Mr Temaru told his party's inner circle that he discovered this while out shopping.
There has been no official word about the seizure but a party colleague and member of the French and French Polynesian legislature Moetai Brotherson described the move as totally scandalous and an attempt to intimidate him.
The action was taken as the court of appeal is yet to rule in the case of Mr Temaru's role in the funding arrangements for Radio Tefana.
Last September, Mr Temaru was given a suspended six-month prison sentence for exerting undue influence and fined $US50,000.
Last month, he and his lawyers were questioned by police in a new probe looking into the legality of how his legal defence was funded.

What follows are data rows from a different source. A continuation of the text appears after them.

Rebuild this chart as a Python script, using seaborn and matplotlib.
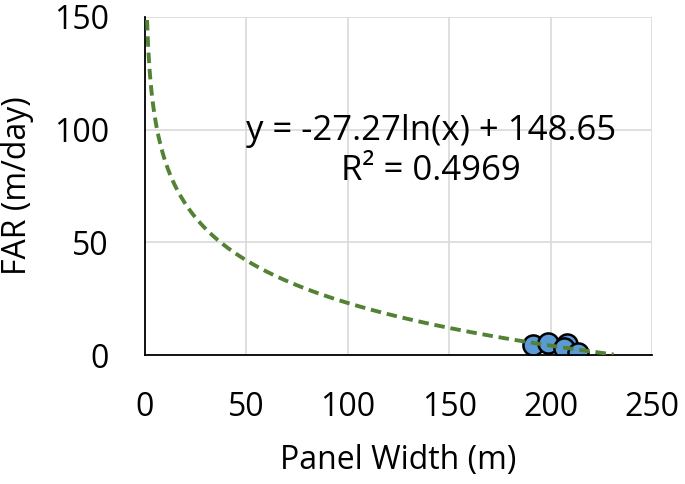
import numpy as np
import pandas as pd
import matplotlib
matplotlib.use("Agg")
import matplotlib.pyplot as plt
import seaborn as sns

# Data
panel_width = [191.5, 198.5, 208.0, 206.5, 213.5]
far = [4.5, 5.3, 5.0, 3.1, 1.0]
# Logarithmic trendline coefficients (y = a ln(x) + b)
trend_a = -27.27
trend_b = 148.65
r_squared = 0.4969
x_ticks = [0, 50, 100, 150, 200, 250]
y_ticks = [0, 50, 100, 150]

sns.set_theme(style="white")
plt.rcParams['font.family'] = ['Open Sans', 'DejaVu Sans']
plt.rcParams['text.color'] = 'black'
plt.rcParams['axes.labelcolor'] = 'black'

fig = plt.figure(figsize=(6.85, 4.84), dpi=100)
ax = fig.add_axes([0.2117, 0.2665, 0.7403, 0.6985])

xs = np.linspace(1, 231, 400)
trend = pd.DataFrame({"x": xs, "y": trend_a * np.log(xs) + trend_b})
sns.lineplot(data=trend, x="x", y="y", ax=ax, color="#548235", lw=2.8,
             linestyle=(0, (2.7, 1.5)), zorder=3)

df = pd.DataFrame({"Panel Width": panel_width, "FAR": far})
sns.scatterplot(data=df, x="Panel Width", y="FAR", ax=ax, s=210,
                color="#5B9BD5", edgecolor="black", linewidth=1.8, zorder=2)

ax.set_xlim(0, 250)
ax.set_ylim(0, 150)
ax.set_xticks(x_ticks)
ax.set_yticks(y_ticks)
ax.grid(True, color="#D9D9D9", lw=1.2)
ax.set_axisbelow(True)
for s in ["top", "right"]:
    ax.spines[s].set_visible(False)
for s in ["left", "bottom"]:
    ax.spines[s].set_color("black")
    ax.spines[s].set_linewidth(1.3)
ax.tick_params(axis="both", length=0, labelsize=23, colors="black")
ax.tick_params(axis="x", pad=26)
ax.tick_params(axis="y", pad=26)
ax.set_xlabel("Panel Width (m)", fontsize=23, labelpad=14)
ax.set_ylabel("FAR (m/day)", fontsize=23, labelpad=14)

ax.text(141, 90.5, f"y = {trend_a}ln(x) + {trend_b}\nR² = {r_squared}",
        ha="center", va="center", fontsize=25, linespacing=1.25)

fig.savefig("out.png", dpi=100)
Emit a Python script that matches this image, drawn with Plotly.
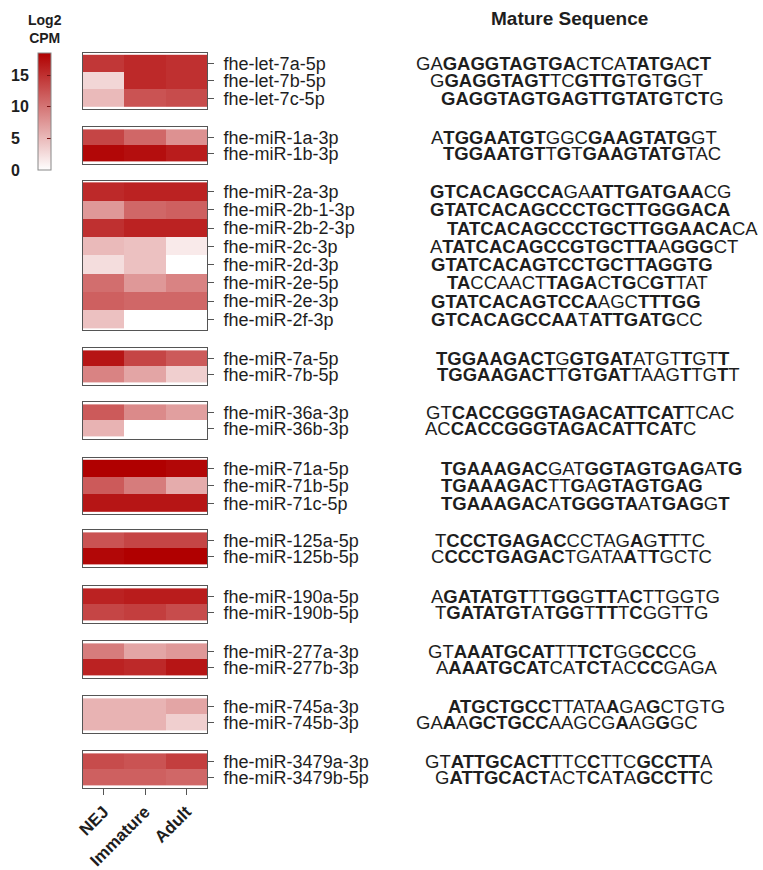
import plotly.graph_objects as go

# ---------------- data ----------------
stages = ["NEJ", "Immature", "Adult"]

mirnas = [
    "fhe-let-7a-5p", "fhe-let-7b-5p", "fhe-let-7c-5p",
    "fhe-miR-1a-3p", "fhe-miR-1b-3p",
    "fhe-miR-2a-3p", "fhe-miR-2b-1-3p", "fhe-miR-2b-2-3p", "fhe-miR-2c-3p",
    "fhe-miR-2d-3p", "fhe-miR-2e-5p", "fhe-miR-2e-3p", "fhe-miR-2f-3p",
    "fhe-miR-7a-5p", "fhe-miR-7b-5p",
    "fhe-miR-36a-3p", "fhe-miR-36b-3p",
    "fhe-miR-71a-5p", "fhe-miR-71b-5p", "fhe-miR-71c-5p",
    "fhe-miR-125a-5p", "fhe-miR-125b-5p",
    "fhe-miR-190a-5p", "fhe-miR-190b-5p",
    "fhe-miR-277a-3p", "fhe-miR-277b-3p",
    "fhe-miR-745a-3p", "fhe-miR-745b-3p",
    "fhe-miR-3479a-3p", "fhe-miR-3479b-5p",
]

family = [0, 0, 0, 1, 1, 2, 2, 2, 2, 2, 2, 2, 2, 3, 3, 4, 4,
          5, 5, 5, 6, 6, 7, 7, 8, 8, 9, 9, 10, 10]

# log2 CPM per developmental stage
nej = [14.5, 3.0, 5.0, 13.5, 18.0,
       15.5, 7.5, 15.0, 5.0, 2.5, 10.5, 11.5, 4.5,
       17.0, 9.0, 12.0, 5.5, 18.5, 12.0, 17.0,
       12.5, 18.0, 16.0, 13.5, 9.5, 16.0, 5.5, 5.5, 13.0, 11.5]
immature = [15.5, 15.5, 12.5, 11.0, 17.5,
            16.0, 11.0, 16.0, 4.5, 4.5, 7.5, 11.0, 0.0,
            13.5, 6.5, 8.5, 0.0, 18.5, 9.5, 17.0,
            13.5, 18.5, 16.5, 14.0, 6.5, 15.5, 5.5, 5.5, 12.5, 11.5]
adult = [15.0, 15.0, 13.0, 8.0, 16.5,
         16.0, 11.5, 16.0, 1.5, 0.0, 9.0, 11.0, 0.0,
         12.0, 3.5, 7.0, 0.0, 18.0, 6.0, 17.0,
         13.5, 18.5, 16.5, 13.0, 7.5, 17.0, 6.5, 3.5, 14.0, 11.0]

sequences = [
    "GAGAGGTAGTGACTCATATGACT", "GGAGGTAGTTCGTTGTGTGGT", "GAGGTAGTGAGTTGTATGTCTG",
    "ATGGAATGTGGCGAAGTATGGT", "TGGAATGTTGTGAAGTATGTAC",
    "GTCACAGCCAGAATTGATGAACG", "GTATCACAGCCCTGCTTGGGACA", "TATCACAGCCCTGCTTGGAACACA",
    "ATATCACAGCCGTGCTTAAGGGCT", "GTATCACAGTCCTGCTTAGGTG", "TACCAACTTAGACTGCGTTAT",
    "GTATCACAGTCCAAGCTTTGG", "GTCACAGCCAATATTGATGCC",
    "TGGAAGACTGGTGATATGTTGTT", "TGGAAGACTTGTGATTAAGTTGTT",
    "GTCACCGGGTAGACATTCATTCAC", "ACCACCGGGTAGACATTCATC",
    "TGAAAGACGATGGTAGTGAGATG", "TGAAAGACTTGAGTAGTGAG", "TGAAAGACATGGGTAATGAGGT",
    "TCCCTGAGACCCTAGAGTTTC", "CCCCTGAGACTGATAATTGCTC",
    "AGATATGTTTGGGTTACTTGGTG", "TGATATGTATGGTTTTCGGTTG",
    "GTAAATGCATTTTCTGGCCCG", "AAAATGCATCATCTACCCGAGA",
    "ATGCTGCCTTATAAGAGCTGTG", "GAAAGCTGCCAAGCGAAGGGC",
    "GTATTGCACTTTCCTTCGCCTTA", "GATTGCACTACTCATAGCCTTC",
]

# ---------------- layout / style ----------------
W, H = 763, 870
HM_LEFT, HM_RIGHT = 83, 207
ROW_H = 18.6
group_top = [53, 127, 181, 348, 402, 458, 530, 586, 641, 696, 751]

# left edge (px) of each sequence, shifted so conserved cores line up
seq_left = [416, 430, 441, 431, 443,
            430, 430, 447, 430, 431, 447, 431, 431,
            436, 437, 426, 425, 441, 441, 441,
            435, 431, 431, 435, 428, 436, 448, 416, 425, 435]

# X = bold nucleotide, . = regular
bold_mask = [
    ".." + "X" * 10 + ".X..XXXX.XX",
    "." + "X" * 8 + "..XXXX.X.X..",
    "X" * 18 + ".XX.",
    "." + "X" * 8 + "..." + "X" * 8 + "..",
    "X" * 8 + ".X." + "X" * 8 + "...",
    "X" * 10 + ".." + "X" * 9 + "..",
    "X" * 23,
    "X" * 22 + "..",
    "." + "X" * 17 + ".XXX..",
    "X" * 22,
    "XX......XXXX.XX.XX...",
    "X" * 13 + "..." + "X" * 5,
    "X" * 11 + "." + "X" * 7 + "..",
    "X" * 9 + "." + "X" * 5 + "....X..X",
    "X" * 9 + "." + "X" * 5 + "....X..X.",
    ".." + "X" * 18 + "....",
    ".." + "X" * 18 + ".",
    "X" * 8 + "..." + "X" * 9 + ".XX",
    "X" * 8 + "..X." + "X" * 8,
    "X" * 8 + "." + "X" * 6 + "." + "X" * 4 + ".X",
    "." + "X" * 9 + ".....X.X...",
    "." + "X" * 9 + ".....X.X....",
    "." + "X" * 7 + "..XX.XX.X......",
    "." + "X" * 7 + ".XXX.XX.X.....",
    ".." + "X" * 8 + "..XXX..XX..",
    "." + "X" * 8 + "..XXX..XX....",
    "X" * 8 + ".....X..X.....",
    "..X." + "X" * 6 + ".....X..X..",
    ".." + "X" * 8 + "...X..." + "X" * 5 + ".",
    "." + "X" * 8 + "...X.X." + "X" * 5 + ".",
]

FONT = "Liberation Sans, Arial, sans-serif"
TXT = "#1e1e1e"
LINE = "#555555"


def markup(seq, mask):
    """Wrap bold runs of a sequence in <b> tags."""
    out, run, cur = [], "", None
    for ch, m in zip(seq, mask):
        b = m == "X"
        if cur is not None and b != cur:
            out.append(f"<b>{run}</b>" if cur else run)
            run = ""
        run += ch
        cur = b
    out.append(f"<b>{run}</b>" if cur else run)
    return "".join(out)


fig = go.Figure()
annotations = []
n_groups = max(family) + 1

for g in range(n_groups):
    idx = [i for i, f in enumerate(family) if f == g]
    names = [mirnas[i] for i in idx]
    z = [[nej[i], immature[i], adult[i]] for i in idx]
    k = "" if g == 0 else str(g + 1)
    fig.add_trace(go.Heatmap(
        z=z, x=stages, y=names, coloraxis="coloraxis",
        xaxis="x" + k, yaxis="y" + k,
        hovertemplate="%{y}<br>%{x}: %{z}<extra></extra>",
    ))
    top = group_top[g]
    bottom = top + len(idx) * ROW_H
    last = g == n_groups - 1
    fig.layout["yaxis" + k] = dict(
        domain=[1 - bottom / H, 1 - top / H], anchor="x" + k, side="right",
        autorange="reversed", tickmode="array", tickvals=names,
        ticks="outside", ticklen=6, tickcolor=LINE,
        showline=True, mirror=True, linecolor=LINE, linewidth=1,
        showgrid=False, zeroline=False, ticklabelstandoff=6, automargin=False,
        tickfont=dict(family=FONT, size=18, color=TXT),
    )
    fig.layout["xaxis" + k] = dict(
        domain=[HM_LEFT / W, HM_RIGHT / W], anchor="y" + k,
        showline=True, mirror=True, linecolor=LINE, linewidth=1,
        showgrid=False, zeroline=False, showticklabels=last, automargin=False,
        ticks="outside" if last else "", ticklen=6, tickcolor=LINE,
        tickangle=-45,
        tickfont=dict(family=FONT, size=17, color=TXT, weight="bold"),
    )
    for i in idx:
        annotations.append(dict(
            text=markup(sequences[i], bold_mask[i]),
            xref="paper", x=seq_left[i] / W, xanchor="left",
            yref="y" + k, y=mirnas[i], yanchor="middle",
            showarrow=False, borderpad=0, borderwidth=0,
            font=dict(family=FONT, size=18.5, color=TXT),
        ))

# colour-scale tick labels live on their own axis, aligned with the colour bar
CB_TOP, CB_BOTTOM = 53, 170
fig.add_trace(go.Scatter(x=[None], y=[None], xaxis="x12", yaxis="y12",
                         showlegend=False, hoverinfo="skip"))
fig.layout["xaxis12"] = dict(domain=[0, 10 / W], anchor="y12", visible=False)
fig.layout["yaxis12"] = dict(
    domain=[1 - CB_BOTTOM / H, 1 - CB_TOP / H], anchor="x12", side="right",
    range=[0, 18.5], tickvals=[0, 5, 10, 15], ticks="", showline=False,
    showgrid=False, zeroline=False, fixedrange=True, automargin=False,
    tickfont=dict(family=FONT, size=16, color=TXT, weight="bold"),
)

annotations += [
    dict(text="<b>Mature Sequence</b>", xref="paper", yref="paper",
         x=569 / W, y=1 - 18 / H, xanchor="center", yanchor="middle",
         showarrow=False, font=dict(family=FONT, size=19, color=TXT)),
    dict(text="<b>Log2<br>CPM</b>", xref="paper", yref="paper",
         x=45 / W, y=1 - 29 / H, xanchor="center", yanchor="middle",
         showarrow=False, font=dict(family=FONT, size=14, color=TXT)),
]

fig.update_layout(
    width=W, height=H,
    margin=dict(l=0, r=0, t=0, b=0, pad=0, autoexpand=False),
    paper_bgcolor="white", plot_bgcolor="white", showlegend=False,
    annotations=annotations,
    coloraxis=dict(
        colorscale=[[0, "#ffffff"], [1, "#b00000"]], cmin=0, cmax=18.5,
        colorbar=dict(
            x=38 / W, xanchor="left", xpad=0, y=1 - CB_TOP / H,
            yanchor="top", ypad=0, len=CB_BOTTOM - CB_TOP, lenmode="pixels",
            thickness=13, thicknessmode="pixels", outlinecolor="#888888",
            outlinewidth=1, showticklabels=False, ticks="inside",
            tickvals=[5, 10, 15], ticklen=4, tickcolor="#7a1010",
        ),
    ),
)

fig.write_html("out.html")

The prosecutor asserted that a decision by the Faaa municipal council to carry the cost of the defence amounted to an abuse of public funds and implying that the lawyers were illegally benefiting from the mandate.
Mr Brotherson said seizing assets was only permissible if there was a final conviction, adding that the funds taken from Mr Temaru's only savings account.

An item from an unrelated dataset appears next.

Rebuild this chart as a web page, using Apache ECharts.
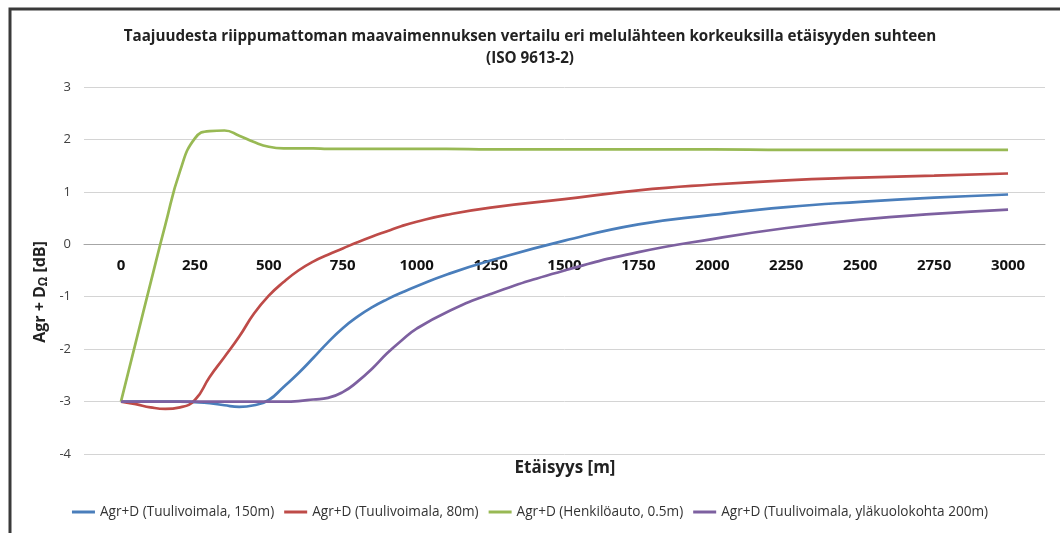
<!DOCTYPE html>
<html>
<head>
<meta charset="utf-8">
<script src="https://cdn.jsdelivr.net/npm/echarts@6/dist/echarts.min.js"></script>
<style>
  html, body { margin: 0; padding: 0; background: #fff; }
  #chart { width: 1060px; height: 533px; }
</style>
</head>
<body>
<div id="chart"></div>
<script>
// distances [m] and Agr + D values [dB]
const distances = [0, 50, 100, 150, 200, 250, 300, 350, 400, 450, 500, 550, 600, 650, 700,
  750, 800, 850, 900, 950, 1000, 1100, 1250, 1500, 1750, 2000, 2250, 2500, 2750, 3000];

const turbine150 = [-3, -3, -3, -3, -3, -3.01, -3.03, -3.07, -3.1, -3.07, -2.97, -2.72, -2.46, -2.17, -1.87,
  -1.6, -1.38, -1.2, -1.05, -0.92, -0.8, -0.58, -0.31, 0.07, 0.38, 0.56, 0.71, 0.81, 0.89, 0.95];

const turbine80 = [-3, -3.05, -3.11, -3.14, -3.11, -2.97, -2.53, -2.15, -1.76, -1.32, -0.98, -0.72, -0.5, -0.33, -0.2,
  -0.08, 0.04, 0.15, 0.25, 0.35, 0.43, 0.56, 0.7, 0.86, 1.03, 1.14, 1.22, 1.27, 1.31, 1.35];

const car05 = [-3, -1.87, -0.74, 0.37, 1.4, 2.02, 2.16, 2.17, 2.07, 1.95, 1.86, 1.83, 1.83, 1.83, 1.82,
  1.82, 1.82, 1.82, 1.82, 1.82, 1.82, 1.82, 1.81, 1.81, 1.81, 1.81, 1.80, 1.80, 1.80, 1.80];

const turbineTop200 = [-3, -3, -3, -3, -3, -3, -3, -3, -3, -3, -3, -3, -2.99, -2.96, -2.93,
  -2.82, -2.62, -2.37, -2.08, -1.83, -1.61, -1.3, -0.95, -0.5, -0.15, 0.1, 0.31, 0.47, 0.58, 0.66];

const xTicks = [0, 250, 500, 750, 1000, 1250, 1500, 1750, 2000, 2250, 2500, 2750, 3000];

const seriesNames = [
  'Agr+D (Tuulivoimala, 150m)',
  'Agr+D (Tuulivoimala, 80m)',
  'Agr+D (Henkilöauto, 0.5m)',
  'Agr+D (Tuulivoimala, yläkuolokohta 200m)'
];
const seriesValues = [turbine150, turbine80, car05, turbineTop200];
const colors = ['#4a7ebb', '#be4b48', '#98b954', '#7d60a0'];

const font = '"Open Sans", Lato, sans-serif';

let inst = echarts.init(document.getElementById('chart'));

let option = {
  animation: false,
  color: colors,
  textStyle: { fontFamily: font },
  title: {
    text: 'Taajuudesta riippumattoman maavaimennuksen vertailu eri melulähteen korkeuksilla etäisyyden suhteen\n(ISO 9613-2)',
    left: 'center',
    top: 21,
    textStyle: { fontSize: 15.2, fontWeight: 'bold', color: '#222', lineHeight: 22, fontFamily: font }
  },
  legend: {
    bottom: 9,
    left: 'center',
    icon: 'rect',
    itemWidth: 23,
    itemHeight: 3,
    itemGap: 10,
    textStyle: { fontSize: 13.6, color: '#333', fontFamily: font },
    data: seriesNames
  },
  grid: { left: 84, right: 15, top: 87, bottom: 79 },
  xAxis: {
    type: 'value',
    min: -125,
    max: 3125,
    position: 'bottom',
    offset: -210,
    axisLine: { onZero: false, lineStyle: { color: '#a6a6a6', width: 1 } },
    axisTick: { show: false },
    splitLine: { show: false },
    axisLabel: {
      customValues: xTicks,
      formatter: v => String(v),
      fontSize: 15,
      fontWeight: 'bold',
      color: '#111',
      margin: 14
    }
  },
  yAxis: {
    type: 'value',
    min: -4,
    max: 3,
    interval: 1,
    axisLine: { show: false },
    axisTick: { show: false },
    splitLine: { lineStyle: { color: '#d4d4d4', width: 1 } },
    axisLabel: { fontSize: 13, color: '#404040', margin: 13 }
  },
  graphic: [
    {
      type: 'rect',
      shape: { x: 10, y: 9, width: 1060, height: 540 },
      style: { fill: 'none', stroke: '#3a3a3a', lineWidth: 3 },
      silent: true
    },
    {
      type: 'text',
      x: 565, y: 468,
      style: {
        text: 'Etäisyys [m]', fill: '#222', font: 'bold 17px ' + font,
        textAlign: 'center', textVerticalAlign: 'middle'
      }
    },
    {
      type: 'text',
      x: 40, y: 292,
      rotation: Math.PI / 2,
      style: {
        text: 'Agr + D{sub|Ω} [dB]',
        fill: '#222', fontSize: 16, fontWeight: 'bold', fontFamily: font,
        textAlign: 'center', textVerticalAlign: 'middle',
        rich: {
          sub: { fontSize: 12, fontWeight: 'bold', fontFamily: font, fill: '#222', padding: [8, 0, 0, 0] }
        }
      }
    }
  ],
  series: seriesNames.map((name, i) => ({
    name: name,
    type: 'line',
    smooth: 0.5,
    showSymbol: false,
    lineStyle: { width: 2.7 },
    data: distances.map((d, j) => [d, seriesValues[i][j]])
  }))
};

inst.setOption(option);
</script>
</body>
</html>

He said Mr Temaru, who has been the mayor of Faaa for 37 years and who was installed for yet another term, didn't pose a flight risk and want to run away to South America.
He said he had his roots in French Polynesia and would see out his days there.
Last month, Mr Temaru told a news conference that France had engaged in judicial harassment and was abusing its power to politically assassinate him.
He said the real reason for his conviction in September was that in the eyes of France he committed treason by taking French presidents to the International Criminal Court over historic nuclear weapons tests.
It was his first conviction in a criminal court, but an appeal is still pending.
In 2018, France's top administrative court ruled that his campaign accounts for the May election of that year were deficient and declared him ineligible to keep his assembly seat.